**Requirement**
Find, in the records below, the line that contains "Emit a web page" and the line that contains "var years = d3.range(1980, 2041);". Copy those two lines and everything between them exactly, but not the pictures.

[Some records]
:::

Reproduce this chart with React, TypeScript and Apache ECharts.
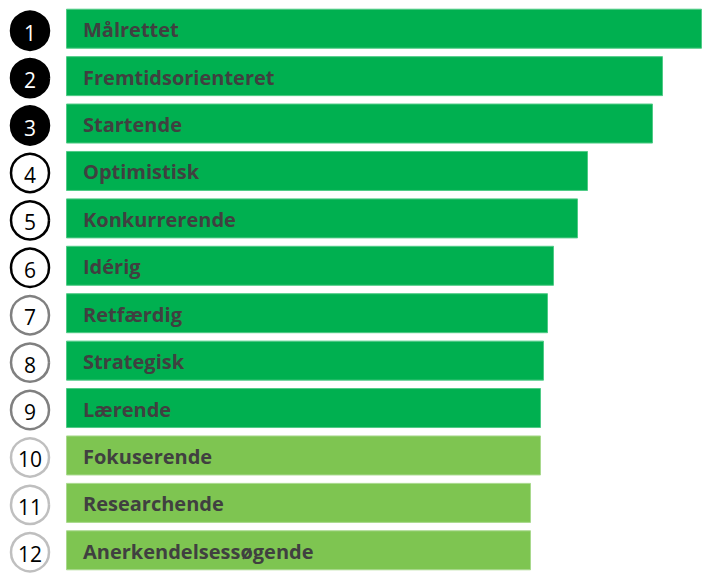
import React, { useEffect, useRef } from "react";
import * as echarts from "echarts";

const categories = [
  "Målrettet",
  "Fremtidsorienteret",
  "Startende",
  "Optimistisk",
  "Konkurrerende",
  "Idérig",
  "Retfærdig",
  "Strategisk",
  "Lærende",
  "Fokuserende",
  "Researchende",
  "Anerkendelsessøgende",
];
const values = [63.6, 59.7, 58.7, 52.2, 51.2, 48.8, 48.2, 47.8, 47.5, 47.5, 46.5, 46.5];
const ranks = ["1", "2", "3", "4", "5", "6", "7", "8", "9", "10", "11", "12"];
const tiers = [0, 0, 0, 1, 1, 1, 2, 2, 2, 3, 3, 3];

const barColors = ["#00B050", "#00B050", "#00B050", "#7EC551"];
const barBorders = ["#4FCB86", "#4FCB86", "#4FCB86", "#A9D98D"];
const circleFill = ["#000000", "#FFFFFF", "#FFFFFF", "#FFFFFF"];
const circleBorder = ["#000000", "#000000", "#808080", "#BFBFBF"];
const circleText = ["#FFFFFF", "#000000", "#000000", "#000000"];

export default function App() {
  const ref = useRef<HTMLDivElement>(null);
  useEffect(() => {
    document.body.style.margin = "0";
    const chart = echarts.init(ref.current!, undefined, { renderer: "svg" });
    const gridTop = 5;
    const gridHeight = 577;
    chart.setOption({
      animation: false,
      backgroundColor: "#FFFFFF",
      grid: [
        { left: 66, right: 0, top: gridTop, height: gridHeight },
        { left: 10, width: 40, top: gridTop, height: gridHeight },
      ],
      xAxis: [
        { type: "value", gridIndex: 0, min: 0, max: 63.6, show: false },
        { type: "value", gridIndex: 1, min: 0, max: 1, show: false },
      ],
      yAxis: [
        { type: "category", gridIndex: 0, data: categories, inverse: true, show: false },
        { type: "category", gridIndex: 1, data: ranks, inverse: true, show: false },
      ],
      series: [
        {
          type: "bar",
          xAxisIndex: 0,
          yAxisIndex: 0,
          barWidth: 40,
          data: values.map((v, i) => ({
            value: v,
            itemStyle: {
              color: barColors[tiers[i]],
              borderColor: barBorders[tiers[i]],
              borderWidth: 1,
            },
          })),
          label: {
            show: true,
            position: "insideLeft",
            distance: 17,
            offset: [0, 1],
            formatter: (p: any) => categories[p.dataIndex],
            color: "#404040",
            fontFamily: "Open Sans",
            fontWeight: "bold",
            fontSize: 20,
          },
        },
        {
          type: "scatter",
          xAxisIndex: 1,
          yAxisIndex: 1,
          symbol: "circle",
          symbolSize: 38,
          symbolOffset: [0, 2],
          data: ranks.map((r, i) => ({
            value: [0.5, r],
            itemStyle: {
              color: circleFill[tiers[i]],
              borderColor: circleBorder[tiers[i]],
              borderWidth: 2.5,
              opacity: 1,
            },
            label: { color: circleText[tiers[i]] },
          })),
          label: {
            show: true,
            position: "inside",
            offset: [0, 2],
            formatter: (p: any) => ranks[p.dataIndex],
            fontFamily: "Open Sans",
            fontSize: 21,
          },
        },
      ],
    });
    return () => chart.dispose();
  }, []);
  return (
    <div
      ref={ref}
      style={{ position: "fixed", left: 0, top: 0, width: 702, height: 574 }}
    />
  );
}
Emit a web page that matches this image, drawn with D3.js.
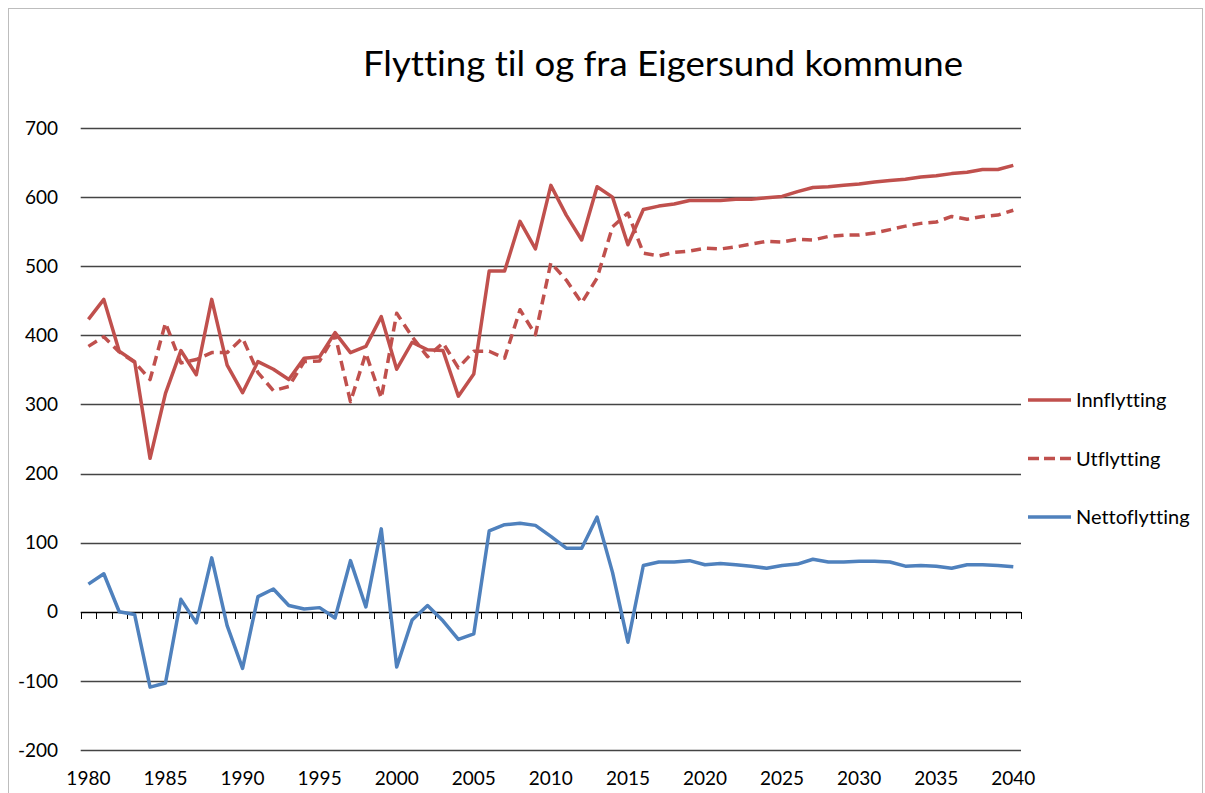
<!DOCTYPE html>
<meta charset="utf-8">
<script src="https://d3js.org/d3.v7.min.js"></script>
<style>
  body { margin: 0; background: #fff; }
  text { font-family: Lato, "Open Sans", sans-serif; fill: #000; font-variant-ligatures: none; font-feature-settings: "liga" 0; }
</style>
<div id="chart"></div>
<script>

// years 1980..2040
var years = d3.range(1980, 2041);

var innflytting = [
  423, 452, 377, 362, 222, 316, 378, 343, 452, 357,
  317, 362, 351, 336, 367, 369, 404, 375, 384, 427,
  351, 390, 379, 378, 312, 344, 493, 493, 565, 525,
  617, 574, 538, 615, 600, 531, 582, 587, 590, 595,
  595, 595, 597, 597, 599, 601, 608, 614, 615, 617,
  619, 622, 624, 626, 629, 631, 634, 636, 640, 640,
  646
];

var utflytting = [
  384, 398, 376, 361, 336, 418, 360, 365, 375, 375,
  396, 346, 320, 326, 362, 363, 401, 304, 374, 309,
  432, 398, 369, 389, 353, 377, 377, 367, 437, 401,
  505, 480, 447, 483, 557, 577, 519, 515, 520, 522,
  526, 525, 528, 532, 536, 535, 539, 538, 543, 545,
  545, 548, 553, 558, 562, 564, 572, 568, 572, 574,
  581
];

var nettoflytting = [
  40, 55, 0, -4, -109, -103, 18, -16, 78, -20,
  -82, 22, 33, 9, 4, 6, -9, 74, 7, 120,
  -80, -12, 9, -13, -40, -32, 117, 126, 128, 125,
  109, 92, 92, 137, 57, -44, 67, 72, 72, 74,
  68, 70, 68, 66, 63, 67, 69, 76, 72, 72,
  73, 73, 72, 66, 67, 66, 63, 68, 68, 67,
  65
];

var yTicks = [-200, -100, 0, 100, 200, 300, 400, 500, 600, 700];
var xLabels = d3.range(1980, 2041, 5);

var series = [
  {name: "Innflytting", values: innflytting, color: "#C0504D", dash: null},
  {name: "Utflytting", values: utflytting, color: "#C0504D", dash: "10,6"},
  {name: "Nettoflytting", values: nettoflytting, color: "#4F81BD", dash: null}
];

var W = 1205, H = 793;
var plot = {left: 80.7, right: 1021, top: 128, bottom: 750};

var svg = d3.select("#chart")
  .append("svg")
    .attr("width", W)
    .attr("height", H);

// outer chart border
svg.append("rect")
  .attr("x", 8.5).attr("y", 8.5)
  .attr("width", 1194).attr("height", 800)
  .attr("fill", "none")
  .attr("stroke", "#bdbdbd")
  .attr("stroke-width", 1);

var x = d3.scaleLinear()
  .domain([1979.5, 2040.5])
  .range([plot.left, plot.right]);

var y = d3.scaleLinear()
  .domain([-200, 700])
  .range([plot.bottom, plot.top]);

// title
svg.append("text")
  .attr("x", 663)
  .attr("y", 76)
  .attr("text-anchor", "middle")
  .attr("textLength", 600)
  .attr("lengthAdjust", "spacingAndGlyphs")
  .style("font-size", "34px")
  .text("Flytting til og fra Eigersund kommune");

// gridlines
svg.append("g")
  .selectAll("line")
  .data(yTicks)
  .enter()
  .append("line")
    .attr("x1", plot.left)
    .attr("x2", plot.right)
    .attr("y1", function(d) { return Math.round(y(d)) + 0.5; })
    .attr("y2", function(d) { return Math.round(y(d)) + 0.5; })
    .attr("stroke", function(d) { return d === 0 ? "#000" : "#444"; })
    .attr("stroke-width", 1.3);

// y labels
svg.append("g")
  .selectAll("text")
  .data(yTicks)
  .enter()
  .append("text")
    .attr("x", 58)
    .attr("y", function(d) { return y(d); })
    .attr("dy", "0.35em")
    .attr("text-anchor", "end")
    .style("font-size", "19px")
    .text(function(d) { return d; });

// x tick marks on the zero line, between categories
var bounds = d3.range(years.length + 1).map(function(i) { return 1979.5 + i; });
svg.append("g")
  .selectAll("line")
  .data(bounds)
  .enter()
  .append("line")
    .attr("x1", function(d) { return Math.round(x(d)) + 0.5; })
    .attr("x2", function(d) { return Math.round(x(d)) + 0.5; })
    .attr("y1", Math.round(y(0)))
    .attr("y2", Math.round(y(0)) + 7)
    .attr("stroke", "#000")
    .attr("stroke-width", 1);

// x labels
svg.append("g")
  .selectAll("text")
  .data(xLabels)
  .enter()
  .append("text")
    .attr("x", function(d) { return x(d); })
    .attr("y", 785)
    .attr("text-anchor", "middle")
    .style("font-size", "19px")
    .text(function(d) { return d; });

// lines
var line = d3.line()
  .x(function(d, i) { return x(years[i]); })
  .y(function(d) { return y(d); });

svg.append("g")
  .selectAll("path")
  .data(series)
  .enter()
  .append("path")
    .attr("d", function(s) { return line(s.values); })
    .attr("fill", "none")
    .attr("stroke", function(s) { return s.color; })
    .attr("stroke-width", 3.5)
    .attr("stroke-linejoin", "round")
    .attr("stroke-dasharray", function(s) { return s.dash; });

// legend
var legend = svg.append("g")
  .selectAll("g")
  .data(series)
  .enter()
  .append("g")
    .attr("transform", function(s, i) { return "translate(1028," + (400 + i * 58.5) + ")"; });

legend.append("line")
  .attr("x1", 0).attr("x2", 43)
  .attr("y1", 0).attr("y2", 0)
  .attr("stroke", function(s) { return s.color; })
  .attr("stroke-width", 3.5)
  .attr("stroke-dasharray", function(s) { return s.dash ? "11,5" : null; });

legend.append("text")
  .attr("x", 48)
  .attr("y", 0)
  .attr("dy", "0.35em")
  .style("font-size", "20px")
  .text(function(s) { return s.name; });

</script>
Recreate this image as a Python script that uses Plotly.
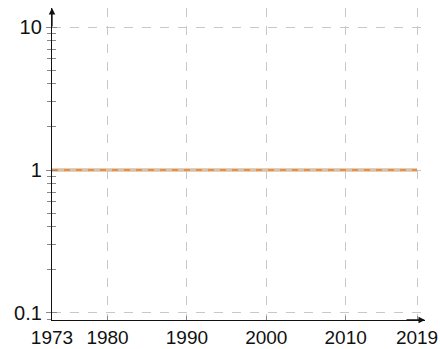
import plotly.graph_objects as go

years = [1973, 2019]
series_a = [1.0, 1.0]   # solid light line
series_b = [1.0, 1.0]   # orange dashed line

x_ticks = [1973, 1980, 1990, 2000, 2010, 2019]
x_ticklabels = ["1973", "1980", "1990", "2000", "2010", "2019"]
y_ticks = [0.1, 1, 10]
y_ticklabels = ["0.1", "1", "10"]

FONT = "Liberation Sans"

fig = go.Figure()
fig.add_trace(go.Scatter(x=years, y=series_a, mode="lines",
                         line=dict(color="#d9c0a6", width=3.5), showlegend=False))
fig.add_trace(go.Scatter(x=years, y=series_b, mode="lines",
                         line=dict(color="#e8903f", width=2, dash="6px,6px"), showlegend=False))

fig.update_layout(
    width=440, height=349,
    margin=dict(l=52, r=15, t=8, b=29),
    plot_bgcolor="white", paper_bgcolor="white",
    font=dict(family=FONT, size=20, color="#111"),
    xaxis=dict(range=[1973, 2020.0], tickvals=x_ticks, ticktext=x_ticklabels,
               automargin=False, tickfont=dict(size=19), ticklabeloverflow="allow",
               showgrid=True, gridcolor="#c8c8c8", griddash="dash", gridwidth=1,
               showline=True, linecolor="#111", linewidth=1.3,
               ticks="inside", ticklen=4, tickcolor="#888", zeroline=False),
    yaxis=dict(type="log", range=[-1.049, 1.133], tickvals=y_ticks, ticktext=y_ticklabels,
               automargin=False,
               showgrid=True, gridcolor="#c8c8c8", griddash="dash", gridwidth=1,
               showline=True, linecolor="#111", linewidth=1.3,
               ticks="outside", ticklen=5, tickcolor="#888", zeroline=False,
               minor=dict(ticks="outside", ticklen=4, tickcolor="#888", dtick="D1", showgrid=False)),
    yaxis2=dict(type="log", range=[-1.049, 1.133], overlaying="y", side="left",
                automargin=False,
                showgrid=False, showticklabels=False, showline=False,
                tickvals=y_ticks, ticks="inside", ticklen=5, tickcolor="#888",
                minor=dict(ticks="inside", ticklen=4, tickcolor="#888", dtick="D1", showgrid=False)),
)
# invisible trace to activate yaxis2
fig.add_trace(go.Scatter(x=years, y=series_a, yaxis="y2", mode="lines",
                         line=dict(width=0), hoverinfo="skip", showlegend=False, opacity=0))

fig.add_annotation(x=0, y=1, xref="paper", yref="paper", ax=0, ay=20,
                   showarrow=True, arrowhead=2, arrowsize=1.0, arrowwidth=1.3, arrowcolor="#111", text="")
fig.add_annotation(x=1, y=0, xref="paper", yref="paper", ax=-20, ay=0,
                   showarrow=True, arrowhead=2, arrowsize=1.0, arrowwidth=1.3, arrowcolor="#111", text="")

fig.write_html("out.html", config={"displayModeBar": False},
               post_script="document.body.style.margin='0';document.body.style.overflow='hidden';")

:::

**Output**
Emit a web page that matches this image, drawn with D3.js.
<!DOCTYPE html>
<meta charset="utf-8">
<script src="https://d3js.org/d3.v7.min.js"></script>
<style>
  body { margin: 0; background: #fff; }
  text { font-family: Lato, "Open Sans", sans-serif; fill: #000; font-variant-ligatures: none; font-feature-settings: "liga" 0; }
</style>
<div id="chart"></div>
<script>

// years 1980..2040
var years = d3.range(1980, 2041);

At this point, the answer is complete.